▼

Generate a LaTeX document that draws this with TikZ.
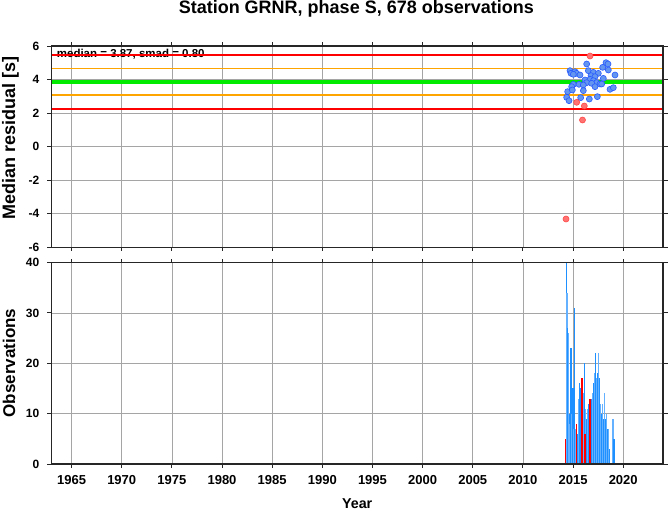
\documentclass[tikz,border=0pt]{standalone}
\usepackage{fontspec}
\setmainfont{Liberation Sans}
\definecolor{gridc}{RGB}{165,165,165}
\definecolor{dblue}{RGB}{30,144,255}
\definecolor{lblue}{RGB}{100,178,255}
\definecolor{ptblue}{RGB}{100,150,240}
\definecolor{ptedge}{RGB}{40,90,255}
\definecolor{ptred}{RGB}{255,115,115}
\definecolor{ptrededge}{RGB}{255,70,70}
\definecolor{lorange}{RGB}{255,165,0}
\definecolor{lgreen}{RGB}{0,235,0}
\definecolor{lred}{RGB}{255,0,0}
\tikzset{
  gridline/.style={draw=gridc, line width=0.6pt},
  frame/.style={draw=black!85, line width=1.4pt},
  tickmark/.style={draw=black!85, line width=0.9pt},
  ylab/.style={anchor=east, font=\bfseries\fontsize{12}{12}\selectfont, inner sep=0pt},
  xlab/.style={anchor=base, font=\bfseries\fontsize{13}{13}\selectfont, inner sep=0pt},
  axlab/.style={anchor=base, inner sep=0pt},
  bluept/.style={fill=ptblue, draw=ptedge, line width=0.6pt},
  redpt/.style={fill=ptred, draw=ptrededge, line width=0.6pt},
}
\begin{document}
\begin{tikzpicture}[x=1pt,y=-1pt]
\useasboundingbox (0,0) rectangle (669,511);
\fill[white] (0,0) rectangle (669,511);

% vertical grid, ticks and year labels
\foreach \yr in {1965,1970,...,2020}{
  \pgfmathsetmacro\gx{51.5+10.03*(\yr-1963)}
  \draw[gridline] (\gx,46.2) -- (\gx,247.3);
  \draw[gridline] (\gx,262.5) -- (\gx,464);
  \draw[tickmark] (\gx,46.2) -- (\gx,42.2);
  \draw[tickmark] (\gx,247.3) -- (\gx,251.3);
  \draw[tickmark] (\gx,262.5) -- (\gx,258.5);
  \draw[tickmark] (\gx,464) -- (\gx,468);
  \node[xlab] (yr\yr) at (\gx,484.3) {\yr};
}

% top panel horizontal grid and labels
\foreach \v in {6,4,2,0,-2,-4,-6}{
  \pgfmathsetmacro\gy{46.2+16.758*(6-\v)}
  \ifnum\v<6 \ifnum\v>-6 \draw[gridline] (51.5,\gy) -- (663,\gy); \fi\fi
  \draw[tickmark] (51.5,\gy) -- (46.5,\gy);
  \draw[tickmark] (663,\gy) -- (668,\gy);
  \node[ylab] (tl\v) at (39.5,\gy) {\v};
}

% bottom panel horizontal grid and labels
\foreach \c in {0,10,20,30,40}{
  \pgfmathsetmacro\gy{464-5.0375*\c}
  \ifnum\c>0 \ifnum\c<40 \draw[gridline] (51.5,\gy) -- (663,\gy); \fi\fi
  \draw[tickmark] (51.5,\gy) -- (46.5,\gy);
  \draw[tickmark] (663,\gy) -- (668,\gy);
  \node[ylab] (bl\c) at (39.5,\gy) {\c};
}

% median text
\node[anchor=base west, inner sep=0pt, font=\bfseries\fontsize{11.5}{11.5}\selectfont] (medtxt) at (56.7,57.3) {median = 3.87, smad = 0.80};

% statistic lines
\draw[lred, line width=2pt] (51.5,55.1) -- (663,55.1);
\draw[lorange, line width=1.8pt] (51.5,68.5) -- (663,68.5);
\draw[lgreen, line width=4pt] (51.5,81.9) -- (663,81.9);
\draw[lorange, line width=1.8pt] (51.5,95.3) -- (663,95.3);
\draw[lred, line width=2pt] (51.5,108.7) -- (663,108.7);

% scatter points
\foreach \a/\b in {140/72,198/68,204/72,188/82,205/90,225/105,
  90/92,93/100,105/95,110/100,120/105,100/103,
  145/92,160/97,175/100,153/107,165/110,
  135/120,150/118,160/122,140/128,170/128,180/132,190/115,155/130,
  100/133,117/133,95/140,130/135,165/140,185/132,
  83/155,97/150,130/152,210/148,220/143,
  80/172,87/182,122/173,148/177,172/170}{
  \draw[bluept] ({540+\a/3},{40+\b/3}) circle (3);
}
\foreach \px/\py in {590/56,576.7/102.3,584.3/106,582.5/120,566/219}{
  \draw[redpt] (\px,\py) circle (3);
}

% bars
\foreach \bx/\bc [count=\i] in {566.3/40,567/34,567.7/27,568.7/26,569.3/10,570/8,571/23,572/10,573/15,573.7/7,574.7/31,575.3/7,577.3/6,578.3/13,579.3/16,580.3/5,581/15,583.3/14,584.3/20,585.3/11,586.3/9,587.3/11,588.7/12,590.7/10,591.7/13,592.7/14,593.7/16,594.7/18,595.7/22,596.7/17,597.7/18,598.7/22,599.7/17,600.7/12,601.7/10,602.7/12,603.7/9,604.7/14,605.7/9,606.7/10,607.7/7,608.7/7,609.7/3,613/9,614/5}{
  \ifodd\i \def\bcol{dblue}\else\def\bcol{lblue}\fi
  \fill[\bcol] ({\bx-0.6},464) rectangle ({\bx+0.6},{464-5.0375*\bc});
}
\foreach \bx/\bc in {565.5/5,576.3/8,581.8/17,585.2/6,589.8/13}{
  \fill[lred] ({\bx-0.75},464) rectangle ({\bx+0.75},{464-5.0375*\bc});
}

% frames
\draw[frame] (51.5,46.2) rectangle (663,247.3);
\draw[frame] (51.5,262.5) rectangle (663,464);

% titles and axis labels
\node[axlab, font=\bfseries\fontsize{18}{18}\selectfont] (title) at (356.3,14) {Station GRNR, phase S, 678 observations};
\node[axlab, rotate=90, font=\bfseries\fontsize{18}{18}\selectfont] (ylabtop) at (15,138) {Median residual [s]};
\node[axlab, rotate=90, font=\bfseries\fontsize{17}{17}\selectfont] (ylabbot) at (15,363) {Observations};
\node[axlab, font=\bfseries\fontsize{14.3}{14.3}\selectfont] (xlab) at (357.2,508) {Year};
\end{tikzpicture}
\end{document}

▲
▼

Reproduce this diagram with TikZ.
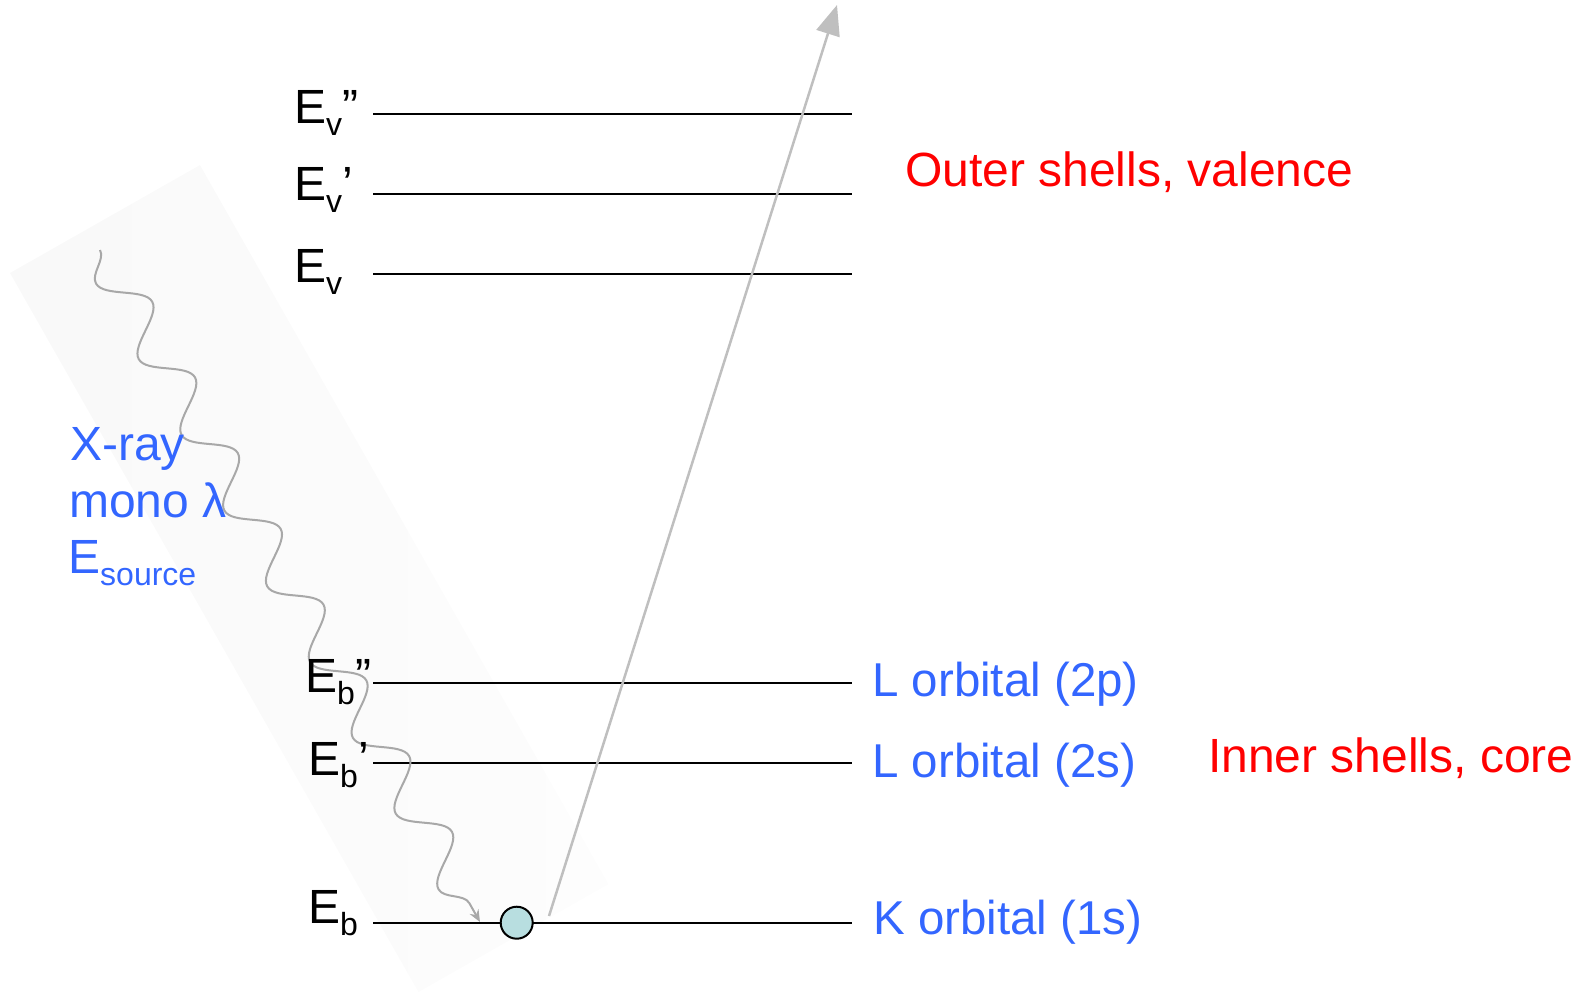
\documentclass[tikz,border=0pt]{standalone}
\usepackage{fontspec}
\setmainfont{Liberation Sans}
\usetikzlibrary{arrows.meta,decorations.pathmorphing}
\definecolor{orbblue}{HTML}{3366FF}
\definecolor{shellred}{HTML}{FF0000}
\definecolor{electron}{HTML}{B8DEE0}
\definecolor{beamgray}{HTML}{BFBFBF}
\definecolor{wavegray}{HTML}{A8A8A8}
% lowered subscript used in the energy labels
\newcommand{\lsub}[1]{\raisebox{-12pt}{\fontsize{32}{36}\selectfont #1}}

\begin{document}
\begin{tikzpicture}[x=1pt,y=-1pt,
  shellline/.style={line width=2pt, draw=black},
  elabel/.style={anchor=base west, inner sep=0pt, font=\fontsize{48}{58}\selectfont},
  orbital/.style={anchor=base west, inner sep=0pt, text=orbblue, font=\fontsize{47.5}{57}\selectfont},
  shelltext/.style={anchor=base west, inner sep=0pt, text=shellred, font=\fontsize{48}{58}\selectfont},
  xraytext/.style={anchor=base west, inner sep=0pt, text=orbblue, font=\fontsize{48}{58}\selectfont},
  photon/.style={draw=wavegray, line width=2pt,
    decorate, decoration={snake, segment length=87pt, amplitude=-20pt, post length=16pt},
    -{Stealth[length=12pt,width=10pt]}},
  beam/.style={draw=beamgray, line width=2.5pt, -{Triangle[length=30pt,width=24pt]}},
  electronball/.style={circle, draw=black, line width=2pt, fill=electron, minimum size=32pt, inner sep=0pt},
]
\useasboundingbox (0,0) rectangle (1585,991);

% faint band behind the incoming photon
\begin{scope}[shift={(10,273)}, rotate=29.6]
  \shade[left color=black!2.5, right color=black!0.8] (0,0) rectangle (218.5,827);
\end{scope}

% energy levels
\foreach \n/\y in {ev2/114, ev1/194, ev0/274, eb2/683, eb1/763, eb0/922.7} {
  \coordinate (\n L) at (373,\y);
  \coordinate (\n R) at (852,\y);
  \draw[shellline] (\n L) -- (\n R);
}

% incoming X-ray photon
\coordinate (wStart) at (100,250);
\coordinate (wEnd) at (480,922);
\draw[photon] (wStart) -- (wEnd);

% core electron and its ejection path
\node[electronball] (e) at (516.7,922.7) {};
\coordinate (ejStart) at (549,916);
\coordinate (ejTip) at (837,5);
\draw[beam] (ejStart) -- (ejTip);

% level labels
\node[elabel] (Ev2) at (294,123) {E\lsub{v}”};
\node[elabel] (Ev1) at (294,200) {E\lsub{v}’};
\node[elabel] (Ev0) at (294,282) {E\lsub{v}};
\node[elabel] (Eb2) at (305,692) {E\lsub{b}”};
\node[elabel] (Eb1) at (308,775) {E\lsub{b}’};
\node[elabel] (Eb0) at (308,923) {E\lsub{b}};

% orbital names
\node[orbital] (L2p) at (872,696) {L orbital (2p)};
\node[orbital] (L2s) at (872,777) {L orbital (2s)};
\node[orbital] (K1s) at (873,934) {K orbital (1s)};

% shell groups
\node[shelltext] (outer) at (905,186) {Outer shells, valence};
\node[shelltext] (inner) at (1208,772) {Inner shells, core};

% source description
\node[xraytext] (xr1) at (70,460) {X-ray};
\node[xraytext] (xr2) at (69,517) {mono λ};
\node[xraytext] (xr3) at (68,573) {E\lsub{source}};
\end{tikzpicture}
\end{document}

▲
▼

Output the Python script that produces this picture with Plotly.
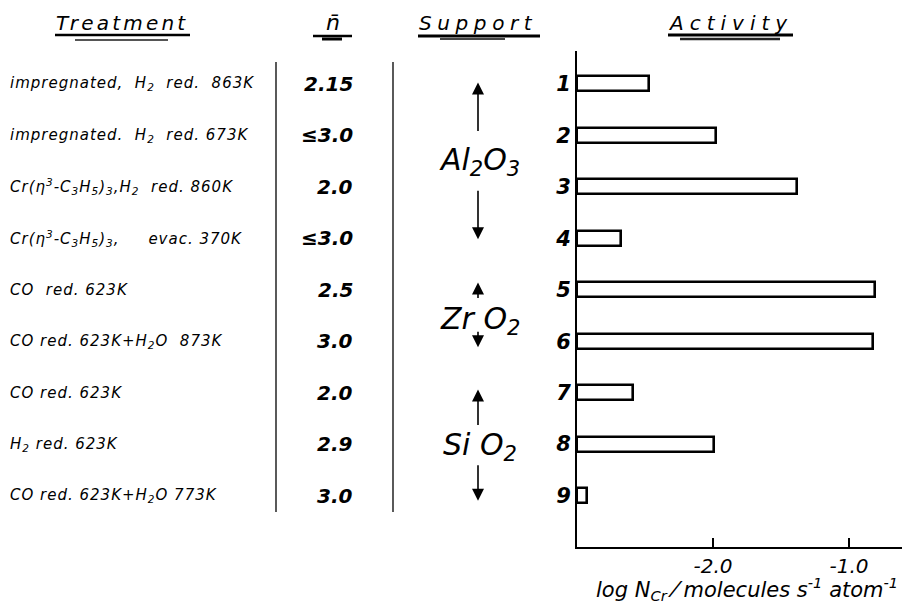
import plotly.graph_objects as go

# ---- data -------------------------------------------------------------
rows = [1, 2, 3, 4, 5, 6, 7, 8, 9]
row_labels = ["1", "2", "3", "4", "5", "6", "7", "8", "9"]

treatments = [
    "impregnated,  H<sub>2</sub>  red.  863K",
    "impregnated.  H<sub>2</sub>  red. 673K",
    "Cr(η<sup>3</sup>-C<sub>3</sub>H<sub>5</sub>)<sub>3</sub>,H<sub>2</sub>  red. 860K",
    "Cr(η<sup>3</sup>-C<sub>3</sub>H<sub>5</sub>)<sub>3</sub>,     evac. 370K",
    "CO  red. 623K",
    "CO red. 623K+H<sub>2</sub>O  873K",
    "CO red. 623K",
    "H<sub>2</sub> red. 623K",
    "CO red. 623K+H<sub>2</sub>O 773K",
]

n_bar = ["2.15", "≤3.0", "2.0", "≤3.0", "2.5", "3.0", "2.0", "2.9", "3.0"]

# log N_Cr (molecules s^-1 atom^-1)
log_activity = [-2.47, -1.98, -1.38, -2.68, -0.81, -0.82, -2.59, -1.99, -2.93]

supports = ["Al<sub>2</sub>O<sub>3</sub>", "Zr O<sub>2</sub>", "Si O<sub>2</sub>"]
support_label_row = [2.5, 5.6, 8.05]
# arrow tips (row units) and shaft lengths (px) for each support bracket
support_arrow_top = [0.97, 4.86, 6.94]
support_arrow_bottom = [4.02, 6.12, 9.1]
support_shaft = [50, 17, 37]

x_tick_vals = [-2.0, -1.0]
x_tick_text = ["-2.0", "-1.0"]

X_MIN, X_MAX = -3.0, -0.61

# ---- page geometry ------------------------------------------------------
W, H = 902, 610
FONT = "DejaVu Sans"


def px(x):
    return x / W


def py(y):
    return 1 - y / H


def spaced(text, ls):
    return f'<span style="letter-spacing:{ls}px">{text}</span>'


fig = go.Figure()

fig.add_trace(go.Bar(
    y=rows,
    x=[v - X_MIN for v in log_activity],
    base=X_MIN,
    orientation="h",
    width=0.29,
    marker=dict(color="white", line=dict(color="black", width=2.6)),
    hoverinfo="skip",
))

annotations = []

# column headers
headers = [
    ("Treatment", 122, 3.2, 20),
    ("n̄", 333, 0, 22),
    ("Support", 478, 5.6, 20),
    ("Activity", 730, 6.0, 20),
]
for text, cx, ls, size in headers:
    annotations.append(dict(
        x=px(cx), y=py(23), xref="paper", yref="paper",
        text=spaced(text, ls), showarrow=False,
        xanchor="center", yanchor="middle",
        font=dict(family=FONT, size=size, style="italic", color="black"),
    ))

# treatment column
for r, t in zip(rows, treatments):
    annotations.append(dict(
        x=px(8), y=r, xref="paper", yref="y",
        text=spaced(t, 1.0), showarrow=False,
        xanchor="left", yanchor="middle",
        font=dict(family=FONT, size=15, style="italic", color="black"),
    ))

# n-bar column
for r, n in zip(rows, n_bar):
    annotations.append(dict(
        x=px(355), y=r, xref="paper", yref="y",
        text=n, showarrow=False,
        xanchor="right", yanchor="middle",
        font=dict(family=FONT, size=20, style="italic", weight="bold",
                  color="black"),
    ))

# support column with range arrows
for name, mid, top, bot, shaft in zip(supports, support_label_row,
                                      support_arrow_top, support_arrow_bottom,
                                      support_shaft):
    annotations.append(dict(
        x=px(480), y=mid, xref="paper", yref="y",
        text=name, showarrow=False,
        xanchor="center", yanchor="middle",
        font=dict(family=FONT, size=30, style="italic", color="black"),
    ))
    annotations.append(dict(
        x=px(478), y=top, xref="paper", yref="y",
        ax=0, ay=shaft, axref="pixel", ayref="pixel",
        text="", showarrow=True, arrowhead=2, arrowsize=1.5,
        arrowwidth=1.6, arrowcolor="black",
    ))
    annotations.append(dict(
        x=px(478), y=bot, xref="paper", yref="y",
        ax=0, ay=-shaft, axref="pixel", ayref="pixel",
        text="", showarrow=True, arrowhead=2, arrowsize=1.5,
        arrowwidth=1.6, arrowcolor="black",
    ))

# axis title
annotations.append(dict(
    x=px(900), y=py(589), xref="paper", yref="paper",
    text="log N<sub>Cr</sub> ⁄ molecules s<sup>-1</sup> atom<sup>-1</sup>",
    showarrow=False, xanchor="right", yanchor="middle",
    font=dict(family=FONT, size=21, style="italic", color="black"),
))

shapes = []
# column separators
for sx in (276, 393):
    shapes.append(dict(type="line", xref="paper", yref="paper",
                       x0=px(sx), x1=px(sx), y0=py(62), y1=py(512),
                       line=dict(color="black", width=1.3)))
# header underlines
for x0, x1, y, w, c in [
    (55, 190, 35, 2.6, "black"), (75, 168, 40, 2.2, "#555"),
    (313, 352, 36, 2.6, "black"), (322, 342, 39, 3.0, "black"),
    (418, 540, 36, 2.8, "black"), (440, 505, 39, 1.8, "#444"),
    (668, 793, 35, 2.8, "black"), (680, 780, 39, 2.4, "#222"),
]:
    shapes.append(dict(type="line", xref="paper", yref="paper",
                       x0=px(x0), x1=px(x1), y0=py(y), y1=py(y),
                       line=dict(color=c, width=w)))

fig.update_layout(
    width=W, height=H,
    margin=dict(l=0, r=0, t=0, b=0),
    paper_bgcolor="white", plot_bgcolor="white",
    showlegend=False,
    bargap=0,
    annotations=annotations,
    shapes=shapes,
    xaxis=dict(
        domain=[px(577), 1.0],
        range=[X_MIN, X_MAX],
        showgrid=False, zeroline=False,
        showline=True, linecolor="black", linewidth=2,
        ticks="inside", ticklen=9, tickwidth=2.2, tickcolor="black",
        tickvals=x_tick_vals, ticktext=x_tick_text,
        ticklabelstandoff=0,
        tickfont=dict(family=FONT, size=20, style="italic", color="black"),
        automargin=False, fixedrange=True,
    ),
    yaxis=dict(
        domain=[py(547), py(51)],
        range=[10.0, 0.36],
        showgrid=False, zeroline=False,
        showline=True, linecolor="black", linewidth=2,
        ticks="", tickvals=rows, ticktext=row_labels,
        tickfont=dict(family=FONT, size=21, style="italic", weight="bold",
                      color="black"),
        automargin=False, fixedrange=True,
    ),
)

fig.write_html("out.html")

▲

▸ **Task directions**: Collect the lines of the records that include the string "with".

▸ **Output for this task**:
Generate a LaTeX document that draws this with TikZ.
Reproduce this diagram with TikZ.
Output the Python script that produces this picture with Plotly.
# support column with range arrows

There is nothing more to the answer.